SET EXERCISE –
Output nothing but the lines from the one with "Output the component" through the one with "const RED = '#e8262b';", including both. Leave the pictures out of the copy.
******************************
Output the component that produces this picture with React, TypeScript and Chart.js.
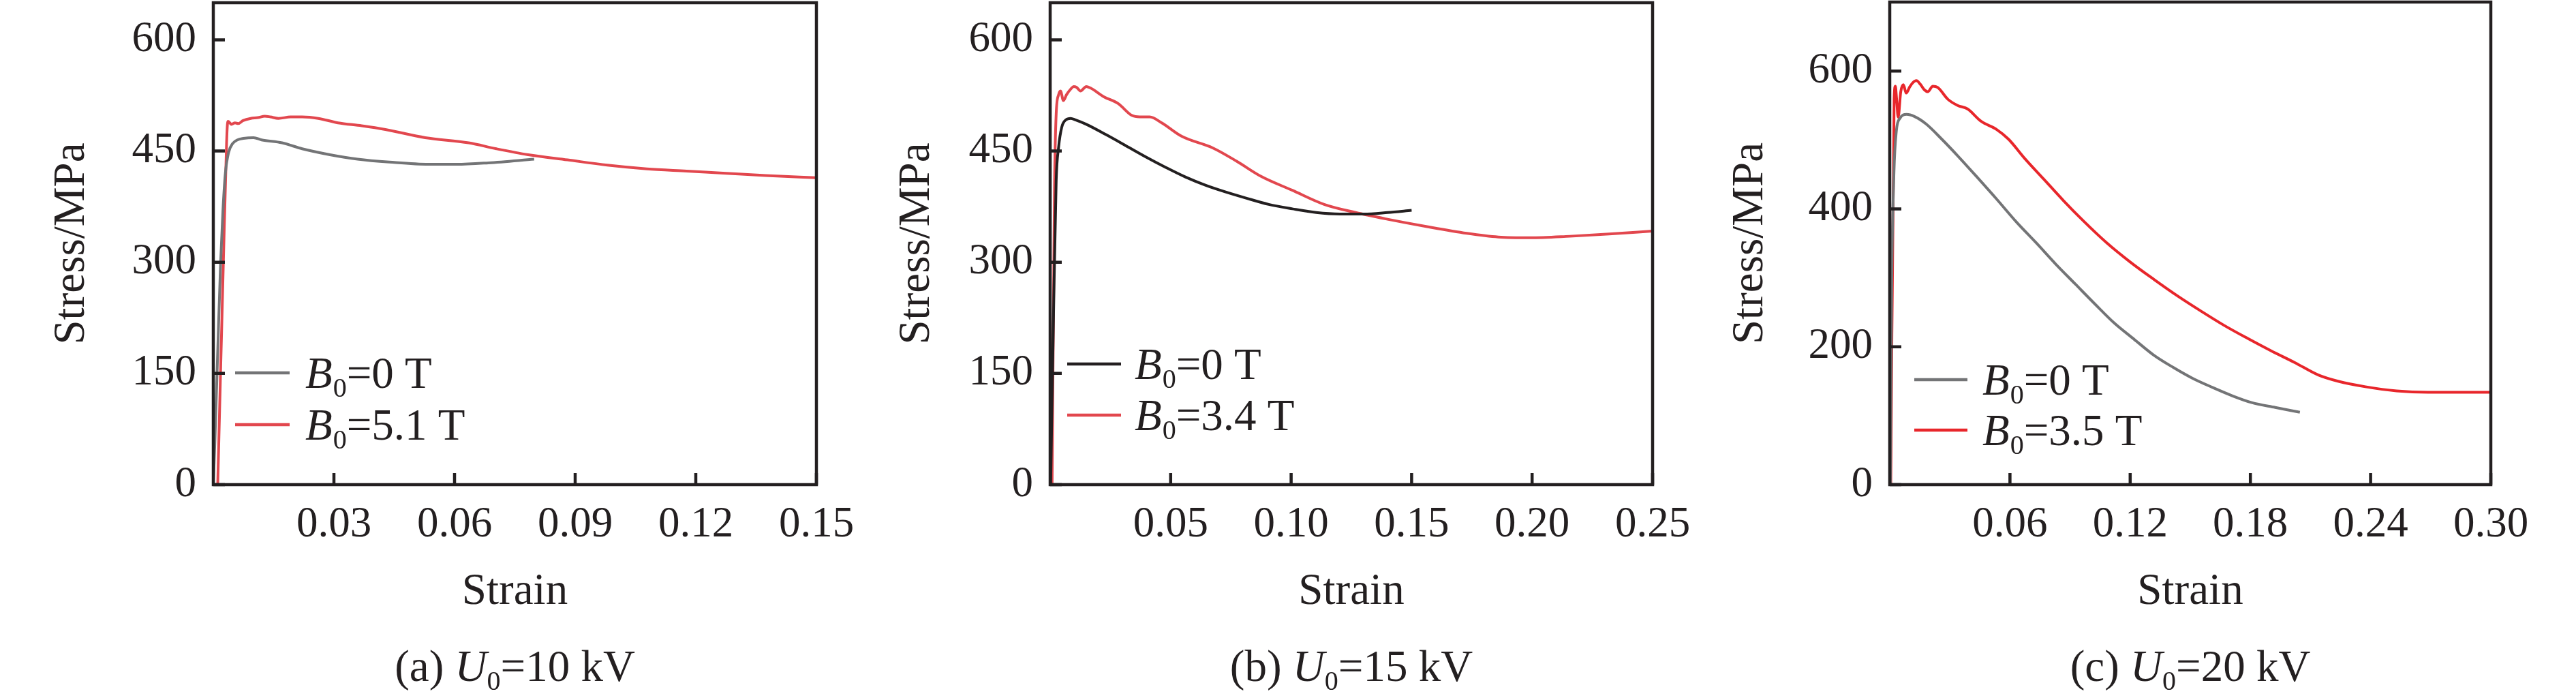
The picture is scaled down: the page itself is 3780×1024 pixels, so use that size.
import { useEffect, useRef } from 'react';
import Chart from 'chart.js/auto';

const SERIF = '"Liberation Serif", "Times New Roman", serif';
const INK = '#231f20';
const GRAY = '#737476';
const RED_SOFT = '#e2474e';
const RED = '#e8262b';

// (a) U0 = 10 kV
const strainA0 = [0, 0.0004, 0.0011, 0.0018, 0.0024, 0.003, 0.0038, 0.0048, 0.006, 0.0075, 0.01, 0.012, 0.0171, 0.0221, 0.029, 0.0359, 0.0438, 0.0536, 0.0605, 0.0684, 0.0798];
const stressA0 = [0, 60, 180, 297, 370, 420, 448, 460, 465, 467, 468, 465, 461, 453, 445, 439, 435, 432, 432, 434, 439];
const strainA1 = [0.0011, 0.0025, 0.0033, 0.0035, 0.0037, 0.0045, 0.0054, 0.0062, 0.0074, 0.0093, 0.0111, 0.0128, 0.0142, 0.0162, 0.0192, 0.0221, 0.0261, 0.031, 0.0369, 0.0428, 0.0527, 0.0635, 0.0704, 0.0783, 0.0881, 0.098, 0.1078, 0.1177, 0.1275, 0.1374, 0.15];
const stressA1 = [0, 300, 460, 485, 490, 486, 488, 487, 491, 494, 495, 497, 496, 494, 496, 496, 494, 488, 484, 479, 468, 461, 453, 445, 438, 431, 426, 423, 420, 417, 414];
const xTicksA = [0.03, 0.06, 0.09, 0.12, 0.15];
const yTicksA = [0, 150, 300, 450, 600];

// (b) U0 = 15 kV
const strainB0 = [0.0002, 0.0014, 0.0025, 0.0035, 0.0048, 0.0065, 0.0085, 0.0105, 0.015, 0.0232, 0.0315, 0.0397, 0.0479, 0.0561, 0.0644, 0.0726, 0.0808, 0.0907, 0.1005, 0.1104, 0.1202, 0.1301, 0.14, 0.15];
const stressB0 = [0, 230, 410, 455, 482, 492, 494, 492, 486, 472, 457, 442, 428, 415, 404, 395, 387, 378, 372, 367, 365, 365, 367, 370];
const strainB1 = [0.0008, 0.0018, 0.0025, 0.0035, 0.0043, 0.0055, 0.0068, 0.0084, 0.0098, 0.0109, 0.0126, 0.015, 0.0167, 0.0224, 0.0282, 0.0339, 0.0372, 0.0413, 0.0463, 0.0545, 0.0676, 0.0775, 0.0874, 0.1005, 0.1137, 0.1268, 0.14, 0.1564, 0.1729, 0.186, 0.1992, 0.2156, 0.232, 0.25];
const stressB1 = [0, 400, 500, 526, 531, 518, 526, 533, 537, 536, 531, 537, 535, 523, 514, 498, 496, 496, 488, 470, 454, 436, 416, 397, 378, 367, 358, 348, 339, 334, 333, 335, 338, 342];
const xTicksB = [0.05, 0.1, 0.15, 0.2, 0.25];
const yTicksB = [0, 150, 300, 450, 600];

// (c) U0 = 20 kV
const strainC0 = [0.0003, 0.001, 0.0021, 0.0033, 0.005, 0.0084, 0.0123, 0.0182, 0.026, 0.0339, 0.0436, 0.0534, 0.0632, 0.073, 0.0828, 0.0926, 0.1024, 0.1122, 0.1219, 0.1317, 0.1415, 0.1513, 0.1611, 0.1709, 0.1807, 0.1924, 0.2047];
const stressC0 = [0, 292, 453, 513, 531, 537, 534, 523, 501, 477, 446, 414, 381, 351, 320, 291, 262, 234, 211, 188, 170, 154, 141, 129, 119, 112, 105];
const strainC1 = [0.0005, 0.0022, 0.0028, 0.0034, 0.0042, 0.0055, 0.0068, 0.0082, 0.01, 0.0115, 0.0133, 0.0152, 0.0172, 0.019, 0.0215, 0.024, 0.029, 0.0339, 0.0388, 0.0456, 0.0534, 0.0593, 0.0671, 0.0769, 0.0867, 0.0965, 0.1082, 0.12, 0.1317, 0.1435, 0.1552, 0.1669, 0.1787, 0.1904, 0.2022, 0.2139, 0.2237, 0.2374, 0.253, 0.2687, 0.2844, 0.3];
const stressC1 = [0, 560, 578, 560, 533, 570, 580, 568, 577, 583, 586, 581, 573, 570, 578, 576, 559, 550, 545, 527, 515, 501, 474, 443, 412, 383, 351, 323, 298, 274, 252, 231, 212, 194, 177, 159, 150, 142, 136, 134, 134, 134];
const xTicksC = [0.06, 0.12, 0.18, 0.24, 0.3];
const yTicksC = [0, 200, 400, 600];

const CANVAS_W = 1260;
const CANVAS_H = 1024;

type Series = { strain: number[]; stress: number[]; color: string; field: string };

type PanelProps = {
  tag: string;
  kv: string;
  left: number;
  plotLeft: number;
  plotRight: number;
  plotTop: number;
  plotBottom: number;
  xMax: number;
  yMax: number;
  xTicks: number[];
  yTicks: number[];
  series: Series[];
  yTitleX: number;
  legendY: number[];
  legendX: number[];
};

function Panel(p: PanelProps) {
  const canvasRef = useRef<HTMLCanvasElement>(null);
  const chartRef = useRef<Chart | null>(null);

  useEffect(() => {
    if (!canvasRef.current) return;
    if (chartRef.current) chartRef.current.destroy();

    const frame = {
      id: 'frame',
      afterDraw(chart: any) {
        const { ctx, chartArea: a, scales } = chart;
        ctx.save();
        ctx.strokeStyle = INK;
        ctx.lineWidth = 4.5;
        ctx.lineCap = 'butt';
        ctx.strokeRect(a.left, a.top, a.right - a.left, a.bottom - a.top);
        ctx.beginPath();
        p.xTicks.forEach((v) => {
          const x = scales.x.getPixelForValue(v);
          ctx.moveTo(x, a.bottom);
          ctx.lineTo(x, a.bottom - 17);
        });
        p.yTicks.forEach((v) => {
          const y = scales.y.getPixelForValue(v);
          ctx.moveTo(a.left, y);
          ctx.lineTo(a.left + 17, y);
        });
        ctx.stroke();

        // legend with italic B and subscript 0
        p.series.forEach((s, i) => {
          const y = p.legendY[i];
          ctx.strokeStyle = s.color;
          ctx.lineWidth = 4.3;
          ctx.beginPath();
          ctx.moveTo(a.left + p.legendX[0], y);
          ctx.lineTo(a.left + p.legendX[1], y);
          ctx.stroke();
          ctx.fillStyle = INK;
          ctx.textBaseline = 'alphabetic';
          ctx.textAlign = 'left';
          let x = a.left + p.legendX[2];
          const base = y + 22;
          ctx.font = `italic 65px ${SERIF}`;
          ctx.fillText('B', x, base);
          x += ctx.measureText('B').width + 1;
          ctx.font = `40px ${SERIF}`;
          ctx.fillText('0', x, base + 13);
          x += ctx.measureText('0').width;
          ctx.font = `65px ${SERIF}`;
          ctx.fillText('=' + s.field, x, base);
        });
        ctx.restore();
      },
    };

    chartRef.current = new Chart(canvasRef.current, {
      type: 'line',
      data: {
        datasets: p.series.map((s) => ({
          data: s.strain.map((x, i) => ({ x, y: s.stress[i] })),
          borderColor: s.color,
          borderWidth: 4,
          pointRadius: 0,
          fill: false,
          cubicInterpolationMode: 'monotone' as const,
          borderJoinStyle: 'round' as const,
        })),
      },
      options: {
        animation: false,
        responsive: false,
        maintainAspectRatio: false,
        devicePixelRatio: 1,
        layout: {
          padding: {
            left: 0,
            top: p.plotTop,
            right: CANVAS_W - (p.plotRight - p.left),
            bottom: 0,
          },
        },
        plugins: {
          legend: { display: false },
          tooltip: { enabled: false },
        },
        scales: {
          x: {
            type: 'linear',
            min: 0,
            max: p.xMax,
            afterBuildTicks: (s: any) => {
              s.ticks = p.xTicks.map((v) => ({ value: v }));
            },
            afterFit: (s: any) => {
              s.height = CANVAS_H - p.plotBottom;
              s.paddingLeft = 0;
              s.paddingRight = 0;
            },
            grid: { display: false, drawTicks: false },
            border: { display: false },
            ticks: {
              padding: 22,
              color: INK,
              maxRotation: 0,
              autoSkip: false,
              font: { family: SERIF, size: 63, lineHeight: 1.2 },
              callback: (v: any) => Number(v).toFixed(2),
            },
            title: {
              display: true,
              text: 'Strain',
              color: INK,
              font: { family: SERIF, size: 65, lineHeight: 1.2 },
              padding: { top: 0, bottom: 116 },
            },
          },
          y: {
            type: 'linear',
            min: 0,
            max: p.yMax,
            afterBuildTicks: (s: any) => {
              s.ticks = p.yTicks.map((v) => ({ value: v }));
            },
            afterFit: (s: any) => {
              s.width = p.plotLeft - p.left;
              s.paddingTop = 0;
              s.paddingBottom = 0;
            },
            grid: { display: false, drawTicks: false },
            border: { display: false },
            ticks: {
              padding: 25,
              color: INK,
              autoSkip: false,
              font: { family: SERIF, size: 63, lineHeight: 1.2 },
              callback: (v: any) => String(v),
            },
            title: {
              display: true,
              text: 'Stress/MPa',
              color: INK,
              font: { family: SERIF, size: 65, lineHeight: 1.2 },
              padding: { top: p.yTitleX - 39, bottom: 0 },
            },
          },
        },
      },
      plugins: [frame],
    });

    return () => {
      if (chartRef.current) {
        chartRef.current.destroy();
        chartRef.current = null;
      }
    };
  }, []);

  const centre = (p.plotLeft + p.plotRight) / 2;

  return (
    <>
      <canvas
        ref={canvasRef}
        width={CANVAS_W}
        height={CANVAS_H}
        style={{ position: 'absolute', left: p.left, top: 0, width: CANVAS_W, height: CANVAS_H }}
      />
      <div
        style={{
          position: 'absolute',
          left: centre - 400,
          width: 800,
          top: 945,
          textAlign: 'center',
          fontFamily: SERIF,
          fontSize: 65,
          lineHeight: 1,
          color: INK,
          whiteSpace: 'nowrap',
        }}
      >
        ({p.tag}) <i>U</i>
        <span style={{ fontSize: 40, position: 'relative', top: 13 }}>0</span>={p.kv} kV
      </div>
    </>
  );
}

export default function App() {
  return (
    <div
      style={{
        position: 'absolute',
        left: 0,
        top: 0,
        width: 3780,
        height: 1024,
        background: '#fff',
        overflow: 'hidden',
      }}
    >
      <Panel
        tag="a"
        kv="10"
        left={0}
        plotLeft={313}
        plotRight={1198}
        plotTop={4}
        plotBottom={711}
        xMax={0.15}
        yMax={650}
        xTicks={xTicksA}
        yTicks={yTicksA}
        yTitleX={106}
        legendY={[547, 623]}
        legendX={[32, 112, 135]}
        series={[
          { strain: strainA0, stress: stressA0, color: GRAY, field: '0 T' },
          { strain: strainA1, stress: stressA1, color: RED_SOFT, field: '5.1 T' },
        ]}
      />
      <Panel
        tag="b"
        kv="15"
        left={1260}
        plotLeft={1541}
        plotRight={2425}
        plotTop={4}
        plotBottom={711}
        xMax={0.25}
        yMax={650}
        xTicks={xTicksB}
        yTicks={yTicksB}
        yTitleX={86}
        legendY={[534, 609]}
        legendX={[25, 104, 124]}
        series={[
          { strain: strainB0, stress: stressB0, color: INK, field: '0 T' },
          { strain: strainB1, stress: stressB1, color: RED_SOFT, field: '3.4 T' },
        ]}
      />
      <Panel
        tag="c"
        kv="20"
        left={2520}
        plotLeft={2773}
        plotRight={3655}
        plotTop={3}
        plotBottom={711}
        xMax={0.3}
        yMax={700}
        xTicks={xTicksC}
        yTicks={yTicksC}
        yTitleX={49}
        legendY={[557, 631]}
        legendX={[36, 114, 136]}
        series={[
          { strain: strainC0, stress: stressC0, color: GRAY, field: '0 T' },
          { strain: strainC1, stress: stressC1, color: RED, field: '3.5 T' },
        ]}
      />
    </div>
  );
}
******************************
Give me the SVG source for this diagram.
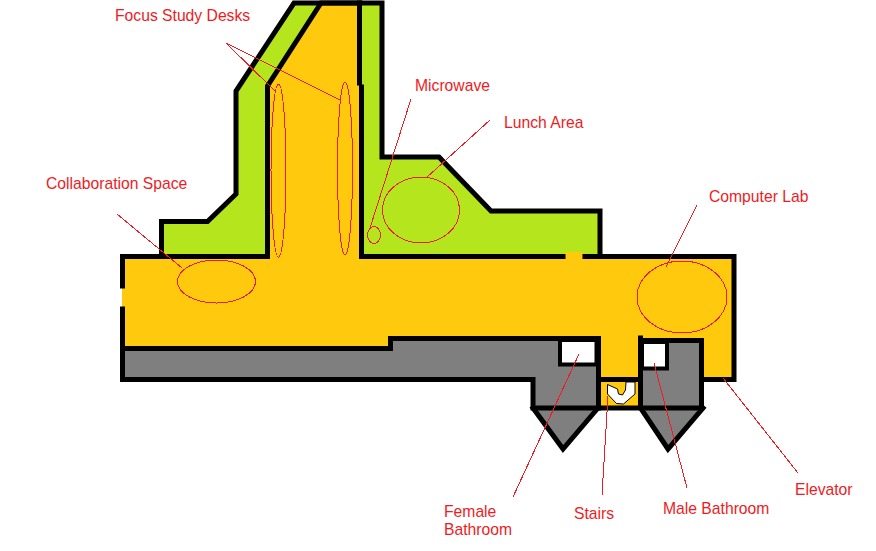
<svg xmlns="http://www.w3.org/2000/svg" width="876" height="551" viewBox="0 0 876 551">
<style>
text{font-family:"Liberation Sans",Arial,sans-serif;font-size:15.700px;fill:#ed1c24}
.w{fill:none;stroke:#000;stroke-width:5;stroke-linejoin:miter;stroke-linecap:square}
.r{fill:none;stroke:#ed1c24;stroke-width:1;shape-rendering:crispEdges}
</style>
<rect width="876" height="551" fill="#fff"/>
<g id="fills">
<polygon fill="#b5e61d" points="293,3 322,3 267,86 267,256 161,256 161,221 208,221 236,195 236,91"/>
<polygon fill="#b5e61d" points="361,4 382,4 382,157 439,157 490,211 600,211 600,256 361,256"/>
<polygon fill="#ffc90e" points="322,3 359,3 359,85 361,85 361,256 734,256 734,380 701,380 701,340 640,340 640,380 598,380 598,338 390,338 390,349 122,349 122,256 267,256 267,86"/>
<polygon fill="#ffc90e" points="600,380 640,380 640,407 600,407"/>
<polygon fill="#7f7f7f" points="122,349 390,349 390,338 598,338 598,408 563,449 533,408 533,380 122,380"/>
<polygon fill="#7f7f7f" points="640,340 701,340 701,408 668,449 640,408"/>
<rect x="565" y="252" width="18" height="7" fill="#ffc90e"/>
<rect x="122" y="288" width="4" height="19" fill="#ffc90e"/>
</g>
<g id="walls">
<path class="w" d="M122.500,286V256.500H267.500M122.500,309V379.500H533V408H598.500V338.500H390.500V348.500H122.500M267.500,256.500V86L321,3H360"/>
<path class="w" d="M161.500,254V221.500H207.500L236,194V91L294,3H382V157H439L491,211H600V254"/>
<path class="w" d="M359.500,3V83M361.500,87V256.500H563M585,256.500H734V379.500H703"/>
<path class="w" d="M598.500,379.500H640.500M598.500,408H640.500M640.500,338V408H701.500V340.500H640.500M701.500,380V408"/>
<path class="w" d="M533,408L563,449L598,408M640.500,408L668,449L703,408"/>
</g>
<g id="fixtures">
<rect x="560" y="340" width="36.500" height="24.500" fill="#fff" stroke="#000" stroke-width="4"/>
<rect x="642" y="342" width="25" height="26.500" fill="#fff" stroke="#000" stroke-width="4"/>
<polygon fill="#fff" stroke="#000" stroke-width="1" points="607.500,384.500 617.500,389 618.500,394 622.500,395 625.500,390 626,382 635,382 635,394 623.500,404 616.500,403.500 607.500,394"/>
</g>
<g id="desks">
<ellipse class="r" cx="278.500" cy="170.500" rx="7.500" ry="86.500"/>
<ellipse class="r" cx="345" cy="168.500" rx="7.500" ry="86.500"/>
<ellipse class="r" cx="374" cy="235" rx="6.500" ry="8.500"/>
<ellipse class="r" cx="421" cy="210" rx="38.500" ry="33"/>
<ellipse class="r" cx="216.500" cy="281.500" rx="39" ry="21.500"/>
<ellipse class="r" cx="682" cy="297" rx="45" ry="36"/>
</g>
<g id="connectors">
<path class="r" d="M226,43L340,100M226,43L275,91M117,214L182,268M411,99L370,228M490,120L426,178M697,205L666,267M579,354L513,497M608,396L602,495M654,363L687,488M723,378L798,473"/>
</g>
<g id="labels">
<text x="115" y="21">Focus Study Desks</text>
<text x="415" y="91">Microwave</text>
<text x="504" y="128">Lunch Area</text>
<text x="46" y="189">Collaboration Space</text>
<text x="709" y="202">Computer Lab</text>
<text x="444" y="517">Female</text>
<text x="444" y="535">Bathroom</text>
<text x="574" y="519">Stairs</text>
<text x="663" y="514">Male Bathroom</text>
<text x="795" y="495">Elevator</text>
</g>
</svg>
******************************
EXPECTED OUTPUT –
Output the component that produces this picture with React, TypeScript and Chart.js.
The picture is scaled down: the page itself is 3780×1024 pixels, so use that size.
import { useEffect, useRef } from 'react';
import Chart from 'chart.js/auto';

const SERIF = '"Liberation Serif", "Times New Roman", serif';
const INK = '#231f20';
const GRAY = '#737476';
const RED_SOFT = '#e2474e';
const RED = '#e8262b';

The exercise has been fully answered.